In favorable situations, the associated graded group $\bigoplus (H_{i+1}/H_i)$ can be computed using a spectral sequence, and this gives us information about $H(C,d)$.
Suppose now we have another filtration of the same complex,
$0 = F_0' \subseteq F_1' \subseteq \cdots \subseteq C$.

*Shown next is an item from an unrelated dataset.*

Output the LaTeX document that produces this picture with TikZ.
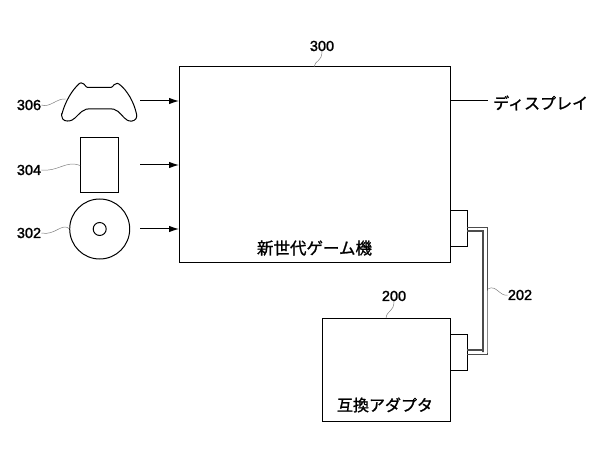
\documentclass[tikz,border=0pt]{standalone}
\usepackage{fontspec}
\setmainfont{Liberation Sans}
\newfontfamily\numfont[FakeBold=1.6]{Liberation Sans}
\newfontfamily\cjk[FakeBold=1.2]{Noto Sans CJK JP}
\usetikzlibrary{
  arrows.meta,
  calc,
  positioning}

\tikzset{
  box/.style={draw,line width=1pt,inner sep=0pt,outer sep=0pt},
  refnum/.style={inner sep=0pt,font=\numfont\fontsize{14.5}{14.5}\selectfont},
  jptext/.style={inner sep=0pt,font=\cjk\fontsize{16}{16}\selectfont},
  lead/.style={gray,line width=0.5pt},
  inarrow/.style={-{Latex[length=10pt,width=6.5pt]},line width=1pt}
}

\begin{document}
\begin{tikzpicture}[x=1pt,y=-1pt]
        \useasboundingbox (0,0) rectangle (594,470);

        \node[box,minimum width=271pt,minimum height=196pt] (game) at (314.5,165) {};
        \node[box,minimum width=17pt,minimum height=36pt,anchor=west] (gameport) at (game.east |- 0,229) {};
        \node[jptext,font=\cjk\fontsize{16.5}{16.5}\selectfont] (gamename) at (314.5,248) {新世代ゲーム機};

        \node[box,minimum width=128pt,minimum height=103pt] (adapter) at (386,369.5) {};
        \node[box,minimum width=17pt,minimum height=36pt,anchor=west] (adapterport) at (adapter.east |- 0,352) {};
        \node[jptext] (adaptername) at (385,405) {互換アダプタ};

        % input devices
        \draw[line width=1pt,rounded corners=1pt] (61.7,115) .. controls (62,121) and (66.7,121.5) .. (71,120.5)
            .. controls (76,118.5) and (80,111) .. (87,109) -- (113,109)
            .. controls (120,111) and (123,118) .. (128,120.5)
            .. controls (132,122) and (137,120) .. (136.7,115)
            .. controls (134,102) and (127,90) .. (118.3,83.5)
            .. controls (115,83) and (113,86) .. (111.7,87.5) -- (86.7,87.5)
            .. controls (85,85) and (83,82.5) .. (80,83)
            .. controls (72,90) and (65,102) .. (61.7,115) -- cycle;
        \node[box,minimum width=38pt,minimum height=55pt] (card) at (99,165.5) {};
        \node[box,circle,minimum size=60pt] (disc) at (99.7,229) {};
        \node[box,circle,minimum size=13pt] (hole) at (99.7,229) {};

        \foreach \i/\j in {a/101,b/165,c/229} {
            \coordinate (in\i) at (140,\j);
            \draw[inarrow] (in\i)--(in\i -| game.west);
        }

        % display
        \coordinate (dispout) at (488,101);
        \draw[line width=1pt] (game.east |- dispout)--(dispout);
        \node[jptext,anchor=west] (display) at (493,103) {ディスプレイ};

        % cable
        \draw[black!70,line width=0.9pt] ($(gameport.east)+(0,-2)$)-|($(adapterport.east)+(20,0)$)|-($(adapterport.east)+(0,2)$);
        \draw[black!70,line width=1.6pt] ($(gameport.east)+(0,2)$)-|($(adapterport.east)+(16,0)$)|-($(adapterport.east)+(0,-2)$);

        % reference numerals
        \node[refnum] (n306) at (29,105) {306};
        \node[refnum] (n304) at (29,170) {304};
        \node[refnum] (n302) at (29,233) {302};
        \node[refnum] (n300) at (322,46) {300};
        \node[refnum] (n200) at (394,296) {200};
        \node[refnum] (n202) at (520,295) {202};

        \draw[lead] (n306.east) .. controls (50,108) and (57,98) .. (65.5,99);
        \draw[lead] (n304.east) .. controls (58,172) and (66,160) .. (card.west);
        \draw[lead] (n302.east) .. controls (55,236) and (62,222) .. (disc.west);
        \coordinate (top300) at (314,67);
        \draw[lead] (top300) .. controls (315,60) and (322,62) .. (n300.south);
        \coordinate (top200) at (386,318);
        \draw[lead] (top200) .. controls (387,310) and (394,312) .. (n200.south);
        \coordinate (cab202) at (488,289);
        \draw[lead] (cab202) .. controls (496,284) and (500,297) .. (n202.west);
\end{tikzpicture}
\end{document}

What assumptions are needed in order to incorporate this information into the spectral sequence, and how does one go about doing this?
A Motivating Example
Suppose you have a short exact sequence of double complexes, $0 \to (C'_{\bullet,\bullet},d') \xrightarrow{f} (C_{\bullet,\bullet},d) \to (C''_{\bullet,\bullet},d'') \to 0$
The middle complex $C$ is filtered as usual, by $F_i = C_{\leq i, \bullet}$ (I'm assuming here the differential $d = d_v + d_h$ decomposes as a sum of two differentials which commute up to some sign, where $d_v$ decreases the first grading by one and preserves the second, and $d_h$ does the opposite).
By assumption, the map $f$ commutes with $d_v,d_h$ and preserves the grading, so we can consider $0 \subseteq C' \subseteq C$ as a second filtration on $C$. To see that this has interesting information, note that the first page of the spectral sequence associated with $F$ has $H(C_{\bullet,\bullet},d_h)$ with differential $d_v$, and similarly for the first pages of the spectral sequences for $C'$ and $C''$ with their grading-filtrations. These first pages sit in a long exact sequence, which may be computationally useful in itself - but it seems there's more information to be exploited here.